The price of WTI crude oil jumped $20 this week and briefly touched $130 a barrel, exceeding the price target of $110 we noted last week. Some strategists are suggesting prices can move considerably higher, particularly after the Biden administration indicated the US will not buy Russian oil. Regrettably, there was not a simultaneous decision to increase US production. We expect the FOMC will decide to raise rates 25 basis points at the March meeting. And though the 10-year yield rose from 1.7% to 1.82% in the past week, the risk of an inverted yield curve in 2022, and a recession, continues to grow, in our view. See page 7.

Technical Death Crosses

We are not ardent followers of technical configurations called golden crosses or death crosses, but they are followed by many technicians and traders and are therefore worth noting.
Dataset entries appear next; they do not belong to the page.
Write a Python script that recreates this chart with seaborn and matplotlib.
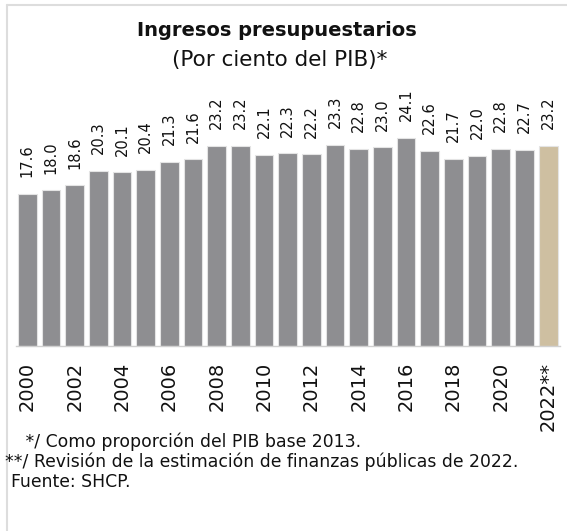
import matplotlib
matplotlib.use("Agg")
import matplotlib.pyplot as plt
import seaborn as sns
from matplotlib.lines import Line2D

years = [str(y) for y in range(2000, 2023)]
values = [17.6, 18.0, 18.6, 20.3, 20.1, 20.4, 21.3, 21.6, 23.2, 23.2, 22.1,
          22.3, 22.2, 23.3, 22.8, 23.0, 24.1, 22.6, 21.7, 22.0, 22.8, 22.7, 23.2]
tick_labels = ["2000", "2002", "2004", "2006", "2008", "2010", "2012",
               "2014", "2016", "2018", "2020", "2022**"]
title = "Ingresos presupuestarios"
subtitle = "(Por ciento del PIB)*"
notes = [" */ Como proporción del PIB base 2013.",
         "**/ Revisión de la estimación de finanzas públicas de 2022.",
         "Fuente: SHCP."]

GRAY = "#8E8D92"
GOLD = "#D5C19A"
colors = [GRAY] * (len(years) - 1) + [GOLD]

sns.set_theme(style="white")
plt.rcParams["font.family"] = ["DejaVu Sans"]

W, H = 567, 531
fig = plt.figure(figsize=(W / 100, H / 100), dpi=100)
ax = fig.add_axes([15.5 / W, (H - 346) / H, (560 - 15.5) / W, (346 - 80) / H])

sns.barplot(x=years, y=values, hue=years, palette=colors, legend=False,
            width=0.79, edgecolor="#E4E4E4", linewidth=0.8, ax=ax)

for c in ax.containers:
    ax.bar_label(c, fmt="%.1f", rotation=90, padding=12, fontsize=10.5,
                 color="#111111")

ax.set_ylim(0, (346 - 80) / 8.64)
ax.set_xlim(-0.5, len(years) - 0.5)
ax.set_xticks(range(0, len(years), 2))
ax.set_xticklabels(tick_labels, rotation=90, fontsize=14, va="top", color="#111111")
ax.tick_params(axis="x", length=0, pad=11.5)
ax.set_yticks([])
ax.set_xlabel("")
ax.set_ylabel("")
for s in ["left", "right", "top"]:
    ax.spines[s].set_visible(False)
ax.spines["bottom"].set_color("#D0D0D0")
ax.spines["bottom"].set_linewidth(1.0)

fig.text(277 / W, 1 - 31 / H, title, ha="center", va="center", fontsize=14,
         fontweight="bold", color="#111111")
fig.text(280 / W, 1 - 60 / H, subtitle, ha="center", va="center", fontsize=15.5,
         color="#111111")

for x, y, t in [(20, 442, notes[0]), (5, 462, notes[1]), (11, 482, notes[2])]:
    fig.text(x / W, 1 - y / H, t, ha="left", va="center", fontsize=12.4,
             color="#111111")

fig.add_artist(Line2D([6.5 / W, 6.5 / W], [0, 1 - 5 / H], transform=fig.transFigure,
                      color="#DDDDDD", linewidth=1.5))
fig.add_artist(Line2D([6.5 / W, 1], [1 - 5 / H, 1 - 5 / H], transform=fig.transFigure,
                      color="#DDDDDD", linewidth=1.5))

fig.savefig("out.png", dpi=100)
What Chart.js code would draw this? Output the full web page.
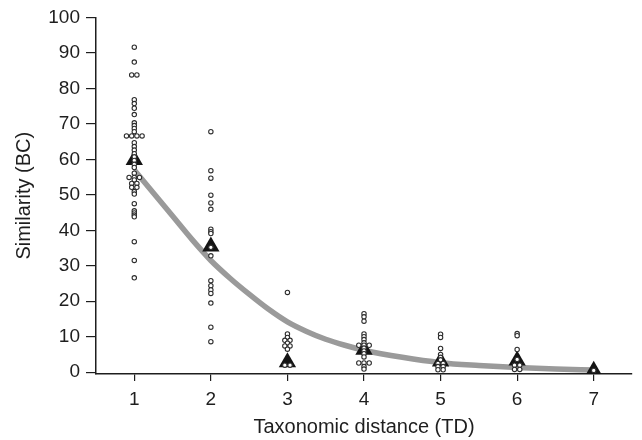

A golden cross occurs when a short-term moving average, such as the 50-day moving average, crosses above a long-term moving average like the 200-day moving average. A death cross is the opposite configuration. The first index to have experienced a death cross in the current bear market was the Russell 2000 index. This was followed by the Nasdaq Composite index, and this week, the Dow Jones Industrial Average is close to joining the group. Even the Wilshire 5000 index has formed a death cross. Interestingly, out of the five FAANG stocks, the only one that does not display a death cross is Apple, Inc. (AAPL – $157.44). The main reason we are not ardent followers of this technical pattern is that both the death cross and golden cross tend to appear late in a trend. Still, the importance of these death crosses is that the 200-day moving average becomes major long-term upside resistance in each stock and index. We continue to favor stocks over bonds and believe that stocks with a history of increasing dividends and yields in excess of 2.2% can best weather the volatility that is apt to continue in the first half of the year.